From January 2009 to November 2010, the Democrats (sometimes with Republican help) sought economic prosperity through the $700 billion stimulus plan and by bailing out the banks, financial industry and auto industry; access to health care through a massive reform law; quality education through huge increases in federal spending and shifts toward greater accountability for teachers; growing social equality through a progressive tax structure; national security through ramping up the troop level in Afghanistan and changing the strategy in both Afghanistan and Pakistan; and a healthy environment through cap-and-trade legislation related to carbon emissions. Most of these approaches involved (or would have involved) spending more federal government money, but no new revenues were raised. Budget balancing was postponed until the economy recovered. Deficits soared.

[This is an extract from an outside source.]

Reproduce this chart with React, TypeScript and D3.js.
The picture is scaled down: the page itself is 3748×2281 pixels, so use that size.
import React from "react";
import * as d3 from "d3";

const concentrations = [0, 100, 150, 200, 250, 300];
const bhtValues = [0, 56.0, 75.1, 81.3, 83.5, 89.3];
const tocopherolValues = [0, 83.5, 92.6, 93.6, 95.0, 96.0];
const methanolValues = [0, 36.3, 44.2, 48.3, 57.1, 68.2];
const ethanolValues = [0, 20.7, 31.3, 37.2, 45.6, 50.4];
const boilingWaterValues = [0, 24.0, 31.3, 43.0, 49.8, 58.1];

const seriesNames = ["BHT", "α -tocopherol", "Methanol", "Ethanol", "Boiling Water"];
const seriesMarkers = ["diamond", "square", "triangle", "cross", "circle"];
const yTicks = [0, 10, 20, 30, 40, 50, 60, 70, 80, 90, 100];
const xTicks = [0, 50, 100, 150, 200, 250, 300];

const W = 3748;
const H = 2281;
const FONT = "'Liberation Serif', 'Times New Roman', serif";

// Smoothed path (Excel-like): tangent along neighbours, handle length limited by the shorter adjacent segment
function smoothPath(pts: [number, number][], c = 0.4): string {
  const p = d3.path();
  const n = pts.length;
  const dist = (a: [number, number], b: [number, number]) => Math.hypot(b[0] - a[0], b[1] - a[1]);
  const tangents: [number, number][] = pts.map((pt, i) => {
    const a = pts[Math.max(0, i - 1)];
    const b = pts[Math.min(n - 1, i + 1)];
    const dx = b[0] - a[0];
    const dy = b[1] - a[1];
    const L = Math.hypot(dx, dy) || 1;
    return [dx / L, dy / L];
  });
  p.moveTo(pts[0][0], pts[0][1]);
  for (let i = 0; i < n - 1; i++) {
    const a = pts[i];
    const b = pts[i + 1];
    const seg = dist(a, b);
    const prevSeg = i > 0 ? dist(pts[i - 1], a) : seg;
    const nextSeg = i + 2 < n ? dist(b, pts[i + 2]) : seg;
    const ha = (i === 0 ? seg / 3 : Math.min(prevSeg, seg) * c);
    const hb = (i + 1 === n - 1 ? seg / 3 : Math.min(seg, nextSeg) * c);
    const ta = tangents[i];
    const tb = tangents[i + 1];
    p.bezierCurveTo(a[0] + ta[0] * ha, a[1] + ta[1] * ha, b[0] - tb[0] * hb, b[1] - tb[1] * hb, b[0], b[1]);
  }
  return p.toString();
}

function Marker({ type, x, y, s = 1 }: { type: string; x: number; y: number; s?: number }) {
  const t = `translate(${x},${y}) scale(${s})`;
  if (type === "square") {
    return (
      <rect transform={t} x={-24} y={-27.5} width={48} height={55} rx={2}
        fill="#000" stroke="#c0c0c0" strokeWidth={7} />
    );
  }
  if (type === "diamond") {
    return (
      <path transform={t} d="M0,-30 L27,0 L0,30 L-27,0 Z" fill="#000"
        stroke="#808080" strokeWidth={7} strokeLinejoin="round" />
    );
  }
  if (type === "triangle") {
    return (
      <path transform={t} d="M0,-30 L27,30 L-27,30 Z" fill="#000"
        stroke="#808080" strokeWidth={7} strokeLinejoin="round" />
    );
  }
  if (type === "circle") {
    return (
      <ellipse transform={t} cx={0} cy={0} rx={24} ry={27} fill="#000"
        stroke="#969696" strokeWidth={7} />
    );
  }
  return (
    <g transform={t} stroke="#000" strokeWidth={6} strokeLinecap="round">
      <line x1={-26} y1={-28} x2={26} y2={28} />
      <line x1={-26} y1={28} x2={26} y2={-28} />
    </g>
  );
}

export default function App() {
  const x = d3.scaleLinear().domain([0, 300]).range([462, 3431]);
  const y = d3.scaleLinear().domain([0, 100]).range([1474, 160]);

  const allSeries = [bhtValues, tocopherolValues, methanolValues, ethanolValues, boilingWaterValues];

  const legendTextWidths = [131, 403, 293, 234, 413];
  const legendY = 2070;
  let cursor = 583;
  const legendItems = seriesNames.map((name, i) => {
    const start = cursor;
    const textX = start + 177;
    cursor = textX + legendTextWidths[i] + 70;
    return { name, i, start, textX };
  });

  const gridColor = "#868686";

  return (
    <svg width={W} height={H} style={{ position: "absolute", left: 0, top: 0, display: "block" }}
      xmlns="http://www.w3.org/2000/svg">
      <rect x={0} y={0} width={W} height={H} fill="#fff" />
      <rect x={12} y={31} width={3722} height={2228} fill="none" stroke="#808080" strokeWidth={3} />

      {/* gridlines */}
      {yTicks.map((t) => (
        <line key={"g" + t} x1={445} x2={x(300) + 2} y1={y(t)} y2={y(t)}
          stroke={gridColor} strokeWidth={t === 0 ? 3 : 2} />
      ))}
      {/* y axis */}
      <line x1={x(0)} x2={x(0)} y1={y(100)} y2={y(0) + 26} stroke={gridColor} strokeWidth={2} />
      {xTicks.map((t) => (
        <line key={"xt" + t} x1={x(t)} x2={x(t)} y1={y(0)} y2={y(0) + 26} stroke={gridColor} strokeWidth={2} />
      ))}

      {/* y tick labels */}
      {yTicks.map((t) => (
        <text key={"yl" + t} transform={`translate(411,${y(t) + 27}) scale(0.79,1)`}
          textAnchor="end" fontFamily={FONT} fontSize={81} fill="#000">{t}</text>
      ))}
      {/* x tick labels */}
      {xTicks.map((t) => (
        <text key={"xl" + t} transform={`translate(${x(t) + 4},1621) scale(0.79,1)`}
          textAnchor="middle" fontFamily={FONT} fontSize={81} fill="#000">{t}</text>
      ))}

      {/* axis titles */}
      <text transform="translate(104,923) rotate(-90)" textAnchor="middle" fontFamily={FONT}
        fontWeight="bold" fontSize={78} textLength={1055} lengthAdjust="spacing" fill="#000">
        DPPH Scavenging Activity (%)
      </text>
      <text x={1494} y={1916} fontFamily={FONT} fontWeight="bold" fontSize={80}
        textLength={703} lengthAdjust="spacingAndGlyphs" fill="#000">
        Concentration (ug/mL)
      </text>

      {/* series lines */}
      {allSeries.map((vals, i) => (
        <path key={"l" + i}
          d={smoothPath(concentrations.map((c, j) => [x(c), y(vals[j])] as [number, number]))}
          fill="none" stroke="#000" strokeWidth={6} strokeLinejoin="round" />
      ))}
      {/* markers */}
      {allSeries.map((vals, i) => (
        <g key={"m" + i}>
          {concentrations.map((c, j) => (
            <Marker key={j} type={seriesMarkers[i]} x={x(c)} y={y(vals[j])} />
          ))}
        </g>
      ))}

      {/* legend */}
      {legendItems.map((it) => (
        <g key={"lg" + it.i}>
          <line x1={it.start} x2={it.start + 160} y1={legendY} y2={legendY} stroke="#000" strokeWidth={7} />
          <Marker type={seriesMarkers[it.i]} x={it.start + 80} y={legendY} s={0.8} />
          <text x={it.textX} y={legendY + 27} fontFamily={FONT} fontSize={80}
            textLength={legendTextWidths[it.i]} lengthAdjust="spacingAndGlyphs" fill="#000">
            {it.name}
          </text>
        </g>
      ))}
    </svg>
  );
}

The Democrats became hugely vulnerable politically because the fiscal outlays were not matched in the short term by sufficient visible results. The stimulus did not turn the economy around; the bailouts mainly seemed to benefit the bailees; education reforms look promising in the long term, but the numbers evidence a general decline in relation to other nations; the health-care law has not yet controlled costs or brought many visible benefits; nobody wants their taxes raised; the infusion of troops to Afghanistan has not yielded much good fruit, only more deaths; the cap-and-trade bill died in Congress; and we face annual deficits in the low trillions.
On come the Republicans to claim control of the House with a smashing victory. Listening to their victory speeches over the last few days, one does not find a universally shared positive vision. Here are the questions I find myself asking about their prospective contribution to governance:
- How serious are you about bringing the federal government’s budget into balance? Will you cut federal spending by 25 percent (as new British Prime Minister David Cameron is trying)? We know you will try to cut discretionary domestic spending. But what about the largest budget areas? Will you look at cutting costs for Social Security by raising the retirement age or changing indexing? Will you cut the Pentagon’s budget of $700 billion? Will you bring our troops home? Will someone establish a penny-pinching culture in Washington that tries to stretch every single dollar to its maximum effect? If you really do these things, you will find plenty of support, including from me.

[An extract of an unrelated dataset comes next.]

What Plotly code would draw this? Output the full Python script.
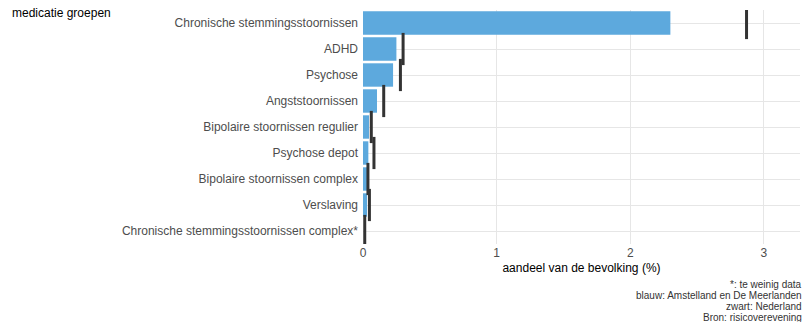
import plotly.graph_objects as go

categories = [
    "Chronische stemmingsstoornissen",
    "ADHD",
    "Psychose",
    "Angststoornissen",
    "Bipolaire stoornissen regulier",
    "Psychose depot",
    "Bipolaire stoornissen complex",
    "Verslaving",
    "Chronische stemmingsstoornissen complex*",
]
regio_values = [2.30, 0.25, 0.225, 0.105, 0.045, 0.04, 0.03, 0.03, 0.0]
nederland_values = [2.87, 0.30, 0.28, 0.155, 0.062, 0.082, 0.037, 0.048, 0.013]
x_ticks = [0, 1, 2, 3]
caption_lines = [
    "*: te weinig data",
    "blauw: Amstelland en De Meerlanden",
    "zwart: Nederland",
    "Bron: risicoverevening",
]

font_family = "Liberation Sans, Arial, sans-serif"

fig = go.Figure()
fig.add_trace(go.Bar(
    y=categories, x=regio_values, orientation="h",
    marker=dict(color="#5DA9DD", line=dict(width=0)),
    width=0.9, showlegend=False, hoverinfo="x+y",
))
fig.add_trace(go.Scatter(
    y=categories, x=nederland_values, mode="markers",
    marker=dict(symbol="line-ns", size=23, line=dict(width=3, color="#333333")),
    showlegend=False,
))

fig.update_layout(
    width=808, height=322,
    margin=dict(l=363, r=8, t=10, b=78),
    plot_bgcolor="white", paper_bgcolor="white",
    font=dict(family=font_family, size=12, color="#4d4d4d"),
    bargap=0.1,
    xaxis=dict(
        range=[0, 3.27], tickvals=x_ticks, ticktext=[str(t) for t in x_ticks],
        showgrid=True, gridcolor="#e6e6e6", gridwidth=1,
        zeroline=False, showline=False, ticks="",
        tickfont=dict(size=12, color="#4d4d4d"),
        title=dict(text="aandeel van de bevolking (%)", font=dict(size=12, color="#000000"), standoff=4),
    ),
    yaxis=dict(
        categoryorder="array", categoryarray=categories[::-1],
        range=[-0.5, 8.5],
        showgrid=True, gridcolor="#e6e6e6", gridwidth=1,
        zeroline=False, showline=False, ticks="", ticklabelstandoff=4,
        tickfont=dict(size=12, color="#4d4d4d"),
    ),
)

fig.add_annotation(
    text="medicatie groepen", xref="paper", yref="paper",
    x=-363/437, y=1, xanchor="left", yanchor="top", xshift=10, yshift=6,
    showarrow=False, font=dict(size=12, color="#000000"),
)
for i, line in enumerate(caption_lines):
    fig.add_annotation(
        text=line, xref="paper", yref="paper",
        x=1, y=0, xanchor="right", yanchor="middle",
        yshift=-40 - 11 * i, xshift=4,
        align="right", showarrow=False,
        font=dict(size=10, color="#333333"),
    )

fig.write_html(
    "out.html",
    config={"displayModeBar": False},
    post_script="document.body.style.margin='0';document.body.style.overflow='hidden';",
)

- You railed against all the bailouts. But are you any less friendly or beholden to our nation’s big-money interests? Who paid for all those anonymous campaign ads in our $4 billion election campaign? What do they want in return? Hundreds of billions in bailouts made us suspect that there is a corporate-political crony system going on in Washington, with regular folks paying the price in taxes and our 401(k)s. Why should we believe that you will break this system? If you deregulate and the banks and the industry crashes again, will you really refrain from bailing your contributors out?

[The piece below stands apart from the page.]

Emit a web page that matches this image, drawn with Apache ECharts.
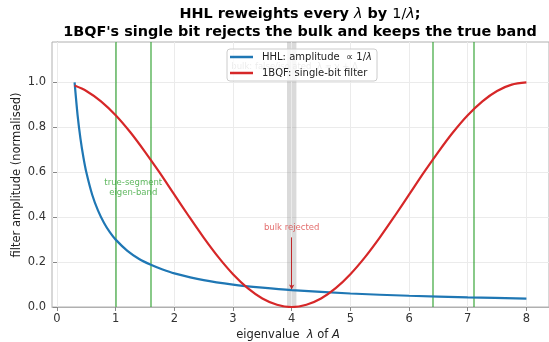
<!DOCTYPE html>
<html>
<head>
<meta charset="utf-8">
<script src="https://cdn.jsdelivr.net/npm/echarts@6/dist/echarts.min.js"></script>
<style>html,body{margin:0;padding:0;background:#fff}#c{width:549px;height:342px}</style>
</head>
<body>
<div id="c"></div>
<script>
// ---- data ----
const lambdaHHL = [0.3,0.35,0.4,0.45,0.5,0.6,0.7,0.8,0.9,1.0,1.2,1.4,1.6,1.8,2.0,2.5,3.0,3.5,4.0,5.0,6.0,7.0,8.0];
const ampHHL    = [1.0,0.857,0.75,0.667,0.6,0.5,0.429,0.375,0.333,0.3,0.25,0.214,0.188,0.167,0.15,0.12,0.1,0.086,0.075,0.06,0.05,0.043,0.0375];
const lambdaBQF = [0.3,0.5,0.75,1.0,1.25,1.5,1.75,2.0,2.25,2.5,2.75,3.0,3.25,3.5,3.75,4.0,4.25,4.5,4.75,5.0,5.25,5.5,5.75,6.0,6.25,6.5,6.75,7.0,7.25,7.5,7.75,8.0];
const ampBQF    = [0.986,0.962,0.916,0.854,0.778,0.691,0.598,0.5,0.403,0.309,0.222,0.146,0.084,0.038,0.010,0.0,0.010,0.038,0.084,0.146,0.222,0.309,0.403,0.5,0.598,0.691,0.778,0.854,0.916,0.962,0.990,1.0];
const trueBandLines = [1.0, 1.6, 6.4, 7.1];
const bulkBand = [3.92, 4.08];
const bulkLambda = 4.0;
const xTicks = [0,1,2,3,4,5,6,7,8];
const yTicks = [0.0,0.2,0.4,0.6,0.8,1.0];
const seriesNames = ['HHL: amplitude  \u221d 1/\u03bb', '1BQF: single-bit filter'];

const F = 'DejaVu Sans';
const chart = echarts.init(document.getElementById('c'), null, {renderer:'canvas'});
const zip = (a,b) => a.map((v,i)=>[v,b[i]]);

chart.setOption({
  animation:false,
  textStyle:{fontFamily:F},
  grid:{left:52, right:-1, top:42, bottom:35, show:true, borderColor:'#b0b0b0', borderWidth:1, containLabel:false},
  xAxis:{type:'value', min:-0.085, max:8.385,
    axisLine:{show:true, onZero:false, lineStyle:{color:'#b0b0b0', width:1}},
    axisTick:{show:true, customValues:xTicks, length:4, lineStyle:{color:'#888'}},
    axisLabel:{customValues:xTicks, fontSize:11.5, color:'#333', margin:6, fontFamily:F},
    splitLine:{show:false}},
  yAxis:{type:'value', min:0, max:1.18, interval:0.2,
    axisLine:{show:true, lineStyle:{color:'#b0b0b0', width:1}},
    axisTick:{show:true, customValues:yTicks, length:4, lineStyle:{color:'#888'}},
    axisLabel:{customValues:yTicks, fontSize:11.5, color:'#333', margin:6, fontFamily:F, formatter:v=>v.toFixed(1)},
    splitLine:{show:true, lineStyle:{color:'#ebebeb', width:1}}},
  legend:{
    data:seriesNames, orient:'vertical', left:227, top:49, z:10,
    icon:'rect', itemWidth:23, itemHeight:2.5, itemGap:6,
    padding:[3,5,3,3], backgroundColor:'rgba(255,255,255,0.8)', borderColor:'#cccccc', borderWidth:1, borderRadius:3,
    textStyle:{fontSize:10, color:'#222', fontFamily:F, padding:[0,0,0,4],
      rich:{n:{fontSize:10, color:'#222', fontFamily:F}, i:{fontSize:10, color:'#222', fontFamily:F, fontStyle:'italic'}}},
    formatter: n => n===seriesNames[0] ? '{n|HHL: amplitude  \u221d 1/}{i|\u03bb}' : '{n|'+n+'}'
  },
  series:[
    { // background vertical gridlines + bulk band
      type:'line', data:[], z:1, silent:true,
      markLine:{silent:true, symbol:['none','none'], label:{show:false},
        lineStyle:{color:'#ebebeb', width:1, type:'solid'},
        data:xTicks.map(v=>({xAxis:v}))},
      markArea:{silent:true, itemStyle:{color:'rgba(150,150,150,0.35)'},
        data:[[{xAxis:bulkBand[0]},{xAxis:bulkBand[1]}]]}
    },
    { // true-band green lines
      type:'line', data:[], z:2, silent:true,
      markLine:{silent:true, symbol:['none','none'], label:{show:false},
        lineStyle:{color:'#2ca02c', opacity:0.7, width:1.6, type:'solid'},
        data:trueBandLines.map(v=>({xAxis:v}))}
    },
    { // faint text hidden behind the legend
      type:'scatter', data:[[2.97,1.07]], symbolSize:0, z:1, silent:true,
      label:{show:true, position:'right', distance:0, formatter:'bulk: false/isolated  \u03bb \u2248 \u03b3 + \u0394', fontSize:8.5, color:'#8a8a8a', fontFamily:F}
    },
    {
      name:seriesNames[0], type:'line', data:zip(lambdaHHL,ampHHL), showSymbol:false, smooth:0.25, z:5,
      lineStyle:{color:'#1f77b4', width:2.2}, itemStyle:{color:'#1f77b4'}
    },
    {
      name:seriesNames[1], type:'line', data:zip(lambdaBQF,ampBQF), showSymbol:false, smooth:0.3, z:6,
      lineStyle:{color:'#d62728', width:2.2}, itemStyle:{color:'#d62728'}
    },
    { // bulk rejected arrow
      type:'line', data:[], z:7, silent:true,
      markLine:{silent:true, symbol:['none','arrow'], symbolSize:[4,5], label:{show:false},
        lineStyle:{color:'#c0282a', width:1, type:'solid'},
        data:[[{coord:[bulkLambda,0.31]},{coord:[bulkLambda,0.078]}]]}
    },
    { // annotation texts
      type:'scatter', symbolSize:0, z:8, silent:true,
      data:[
        {value:[bulkLambda,0.352], label:{formatter:'bulk rejected', color:'rgba(214,39,40,0.85)'}},
        {value:[1.3,0.533], label:{formatter:'true-segment\neigen-band', color:'#3aa63a', lineHeight:10}}
      ],
      label:{show:true, position:'inside', fontSize:8.5, fontFamily:F, align:'center'}
    }
  ],
  graphic:[
    {type:'text', x:300, y:14, z:10, style:{
      text:'{b|HHL reweights every }{m|\u03bb}{b| by }{n|1/}{m|\u03bb}{b|;}', textAlign:'center', textVerticalAlign:'middle',
      rich:{b:{fontFamily:F, fontSize:14.4, fontWeight:'bold', fill:'#000'}, m:{fontFamily:F, fontSize:14.4, fontStyle:'italic', fill:'#000'}, n:{fontFamily:F, fontSize:14.4, fill:'#000'}}}},
    {type:'text', x:300, y:32, z:10, style:{
      text:"1BQF's single bit rejects the bulk and keeps the true band", textAlign:'center', textVerticalAlign:'middle',
      font:'bold 14.4px "DejaVu Sans"', fill:'#000'}},
    {type:'text', x:288, y:335, z:10, style:{
      text:'{n|eigenvalue  }{i|\u03bb}{n| of }{i|A}', textAlign:'center', textVerticalAlign:'middle',
      rich:{n:{fontFamily:F, fontSize:11.5, fill:'#222'}, i:{fontFamily:F, fontSize:11.5, fontStyle:'italic', fill:'#222'}}}},
    {type:'text', x:17, y:175, rotation:Math.PI/2, z:10, style:{
      text:'filter amplitude (normalised)', textAlign:'center', textVerticalAlign:'middle',
      font:'11.5px "DejaVu Sans"', fill:'#222'}}
  ]
});
</script>
</body>
</html>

- Do you really believe, as Rand Paul suggested on election night, that in America there is no “rich” or “poor,” and there is no conflict of interests between people in different social strata? Will you really try to flatten the tax code so that everyone pays the same rate no matter how much they make? Is that fair to those on the bottom? Is it good for the country? How will budgets be balanced that way?
Presumptive future House Speaker John Boehner says that we need to have an “adult conversation” about our nation’s problems. Are any of you, Republicans or Democrats, capable of doing so? If not, given your extra-constitutional stranglehold on our nation’s political system, how do everyday Americans reach out and grab control of their own government?
Meanwhile — hoping against hope as Americans who want to see progress in Washington — let the church be the church. Whether the politicians succeed or fail, we will still be out here, working with our neighbors for a measure of peace, order and justice in the earthly city.